▸ **Plotting code records**
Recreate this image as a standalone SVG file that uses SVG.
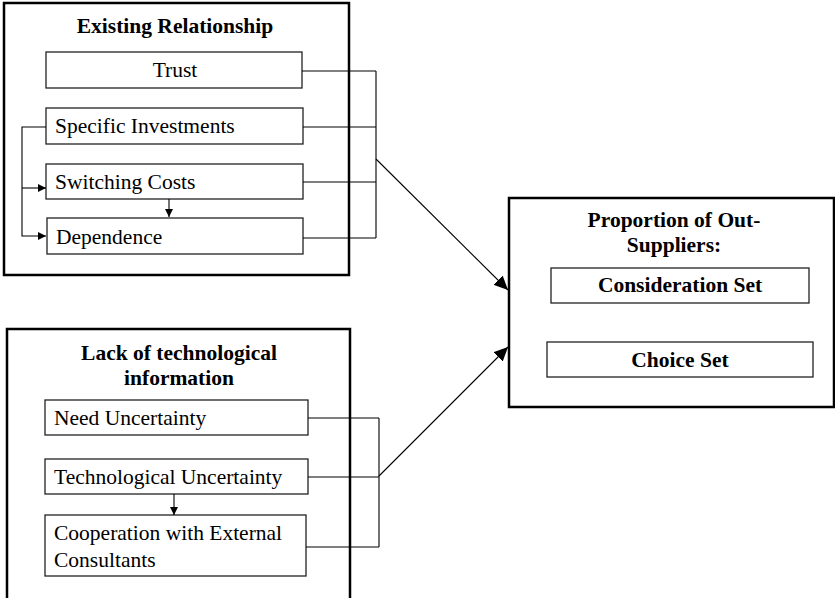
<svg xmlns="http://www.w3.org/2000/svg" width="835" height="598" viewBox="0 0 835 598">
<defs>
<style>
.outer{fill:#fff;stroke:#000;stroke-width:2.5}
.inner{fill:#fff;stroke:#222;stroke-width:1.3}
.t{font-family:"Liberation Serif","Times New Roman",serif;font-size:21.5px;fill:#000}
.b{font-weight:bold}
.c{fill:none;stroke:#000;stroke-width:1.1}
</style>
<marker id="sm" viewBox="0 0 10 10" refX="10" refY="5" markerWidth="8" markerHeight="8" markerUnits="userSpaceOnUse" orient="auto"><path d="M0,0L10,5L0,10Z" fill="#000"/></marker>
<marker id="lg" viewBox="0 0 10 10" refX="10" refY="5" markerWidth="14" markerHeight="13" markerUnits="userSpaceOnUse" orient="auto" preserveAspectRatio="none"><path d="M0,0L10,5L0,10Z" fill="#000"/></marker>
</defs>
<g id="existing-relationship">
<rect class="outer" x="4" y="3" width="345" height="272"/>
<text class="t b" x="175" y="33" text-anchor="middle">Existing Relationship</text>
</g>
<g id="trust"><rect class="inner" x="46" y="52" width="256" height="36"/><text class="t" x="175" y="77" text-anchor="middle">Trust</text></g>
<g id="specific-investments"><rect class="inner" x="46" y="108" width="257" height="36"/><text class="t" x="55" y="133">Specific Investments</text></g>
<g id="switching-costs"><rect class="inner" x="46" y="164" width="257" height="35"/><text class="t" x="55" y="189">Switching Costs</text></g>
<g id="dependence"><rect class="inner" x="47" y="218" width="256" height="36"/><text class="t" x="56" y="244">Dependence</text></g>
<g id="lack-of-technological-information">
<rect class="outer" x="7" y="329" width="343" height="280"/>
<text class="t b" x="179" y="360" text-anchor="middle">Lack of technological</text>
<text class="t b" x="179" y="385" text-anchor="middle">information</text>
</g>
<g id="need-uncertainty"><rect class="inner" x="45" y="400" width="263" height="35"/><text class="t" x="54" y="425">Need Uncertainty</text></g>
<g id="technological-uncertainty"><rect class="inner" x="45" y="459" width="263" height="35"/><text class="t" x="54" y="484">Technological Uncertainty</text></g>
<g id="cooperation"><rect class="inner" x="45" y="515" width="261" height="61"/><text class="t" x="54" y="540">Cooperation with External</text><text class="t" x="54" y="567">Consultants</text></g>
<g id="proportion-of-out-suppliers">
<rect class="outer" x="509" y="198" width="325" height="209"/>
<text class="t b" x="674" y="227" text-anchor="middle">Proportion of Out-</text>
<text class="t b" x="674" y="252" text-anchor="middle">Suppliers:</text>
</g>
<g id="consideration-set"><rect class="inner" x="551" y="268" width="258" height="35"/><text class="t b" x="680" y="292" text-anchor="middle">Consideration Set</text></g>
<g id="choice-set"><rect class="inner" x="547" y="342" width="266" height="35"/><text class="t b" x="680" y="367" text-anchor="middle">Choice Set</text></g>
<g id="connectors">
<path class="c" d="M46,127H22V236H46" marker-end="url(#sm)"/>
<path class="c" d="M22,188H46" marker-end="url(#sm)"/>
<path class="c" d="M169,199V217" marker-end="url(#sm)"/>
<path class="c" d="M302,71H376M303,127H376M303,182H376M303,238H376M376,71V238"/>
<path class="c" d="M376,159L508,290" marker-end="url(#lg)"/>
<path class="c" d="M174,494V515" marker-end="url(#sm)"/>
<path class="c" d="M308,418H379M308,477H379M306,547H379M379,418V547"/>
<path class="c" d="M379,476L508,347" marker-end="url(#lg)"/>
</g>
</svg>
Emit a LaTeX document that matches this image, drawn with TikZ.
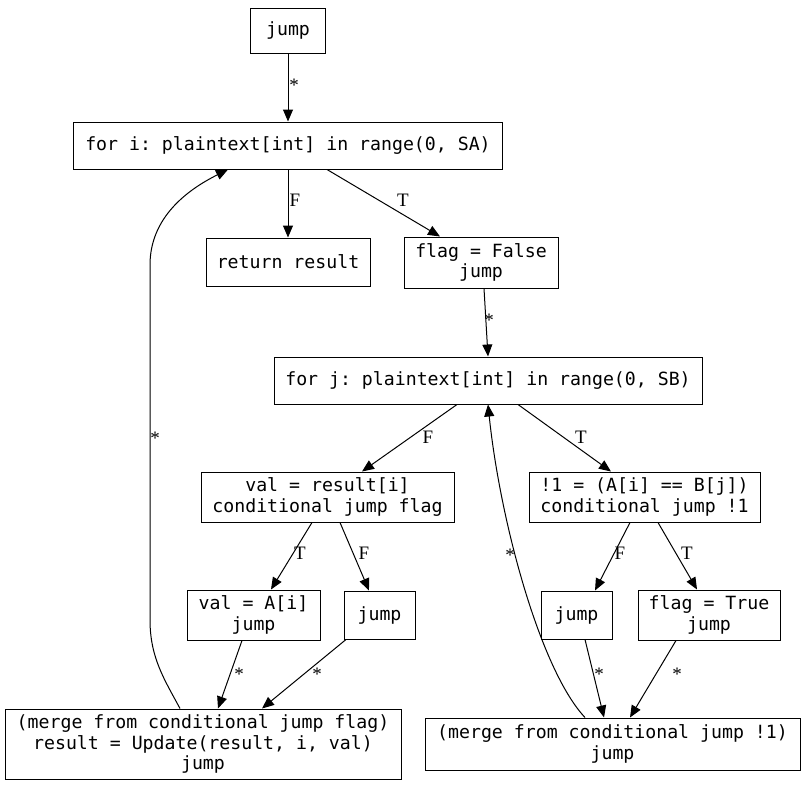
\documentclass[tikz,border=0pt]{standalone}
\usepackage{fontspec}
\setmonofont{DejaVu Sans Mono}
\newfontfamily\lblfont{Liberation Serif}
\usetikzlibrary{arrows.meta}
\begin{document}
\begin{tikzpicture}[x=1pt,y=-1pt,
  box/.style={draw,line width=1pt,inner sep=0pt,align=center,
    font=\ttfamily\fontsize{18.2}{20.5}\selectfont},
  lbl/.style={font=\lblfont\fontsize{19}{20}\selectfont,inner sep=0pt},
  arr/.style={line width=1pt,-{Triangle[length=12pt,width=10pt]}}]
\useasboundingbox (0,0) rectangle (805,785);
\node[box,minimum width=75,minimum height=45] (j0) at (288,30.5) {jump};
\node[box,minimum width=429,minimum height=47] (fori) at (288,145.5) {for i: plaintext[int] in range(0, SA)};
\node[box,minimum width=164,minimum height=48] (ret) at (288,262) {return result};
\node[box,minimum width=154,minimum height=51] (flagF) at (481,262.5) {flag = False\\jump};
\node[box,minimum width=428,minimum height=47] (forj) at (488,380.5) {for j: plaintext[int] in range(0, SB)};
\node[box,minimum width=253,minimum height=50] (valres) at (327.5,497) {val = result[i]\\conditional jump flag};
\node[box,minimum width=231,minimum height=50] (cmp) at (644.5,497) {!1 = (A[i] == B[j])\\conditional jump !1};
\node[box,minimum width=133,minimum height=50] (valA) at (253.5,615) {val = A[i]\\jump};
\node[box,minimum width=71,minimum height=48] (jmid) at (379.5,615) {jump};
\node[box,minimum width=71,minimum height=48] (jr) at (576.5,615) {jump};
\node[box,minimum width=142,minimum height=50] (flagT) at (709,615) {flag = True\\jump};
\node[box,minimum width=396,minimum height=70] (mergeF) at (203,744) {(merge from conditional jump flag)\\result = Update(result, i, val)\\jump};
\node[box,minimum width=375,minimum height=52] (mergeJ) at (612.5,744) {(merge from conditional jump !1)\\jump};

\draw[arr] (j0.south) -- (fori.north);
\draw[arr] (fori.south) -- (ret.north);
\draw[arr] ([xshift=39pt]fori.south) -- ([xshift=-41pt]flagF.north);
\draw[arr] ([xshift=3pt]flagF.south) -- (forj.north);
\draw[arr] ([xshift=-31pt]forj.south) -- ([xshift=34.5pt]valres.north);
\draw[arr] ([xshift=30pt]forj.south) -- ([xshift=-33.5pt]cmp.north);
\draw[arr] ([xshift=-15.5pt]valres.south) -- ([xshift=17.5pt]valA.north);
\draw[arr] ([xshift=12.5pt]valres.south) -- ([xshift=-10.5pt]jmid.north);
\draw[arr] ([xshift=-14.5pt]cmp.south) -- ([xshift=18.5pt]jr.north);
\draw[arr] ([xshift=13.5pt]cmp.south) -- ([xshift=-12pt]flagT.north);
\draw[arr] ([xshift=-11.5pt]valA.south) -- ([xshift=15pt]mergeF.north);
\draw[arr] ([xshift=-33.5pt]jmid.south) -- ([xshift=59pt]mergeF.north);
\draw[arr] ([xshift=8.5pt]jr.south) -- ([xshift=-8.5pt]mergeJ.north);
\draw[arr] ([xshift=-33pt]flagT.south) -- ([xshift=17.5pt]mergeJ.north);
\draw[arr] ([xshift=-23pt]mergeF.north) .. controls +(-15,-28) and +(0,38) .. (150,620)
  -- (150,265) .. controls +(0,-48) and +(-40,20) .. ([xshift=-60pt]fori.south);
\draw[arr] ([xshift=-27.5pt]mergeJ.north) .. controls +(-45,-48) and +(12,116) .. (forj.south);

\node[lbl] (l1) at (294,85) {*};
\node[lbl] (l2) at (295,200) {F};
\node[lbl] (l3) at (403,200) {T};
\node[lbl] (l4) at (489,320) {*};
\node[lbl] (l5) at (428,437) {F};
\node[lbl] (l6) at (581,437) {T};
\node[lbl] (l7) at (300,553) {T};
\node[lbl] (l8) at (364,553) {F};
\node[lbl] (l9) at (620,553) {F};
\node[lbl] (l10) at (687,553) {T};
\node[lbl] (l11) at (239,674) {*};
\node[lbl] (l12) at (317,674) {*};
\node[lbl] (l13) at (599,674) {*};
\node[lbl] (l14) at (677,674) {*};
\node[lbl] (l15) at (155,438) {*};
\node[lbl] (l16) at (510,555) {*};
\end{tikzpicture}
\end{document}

▸ **Aim**
Report every line containing the word "with" from the listing above.

▸ **Exercise answer**
<g id="cooperation"><rect class="inner" x="45" y="515" width="261" height="61"/><text class="t" x="54" y="540">Cooperation with External</text><text class="t" x="54" y="567">Consultants</text></g>
Emit a LaTeX document that matches this image, drawn with TikZ.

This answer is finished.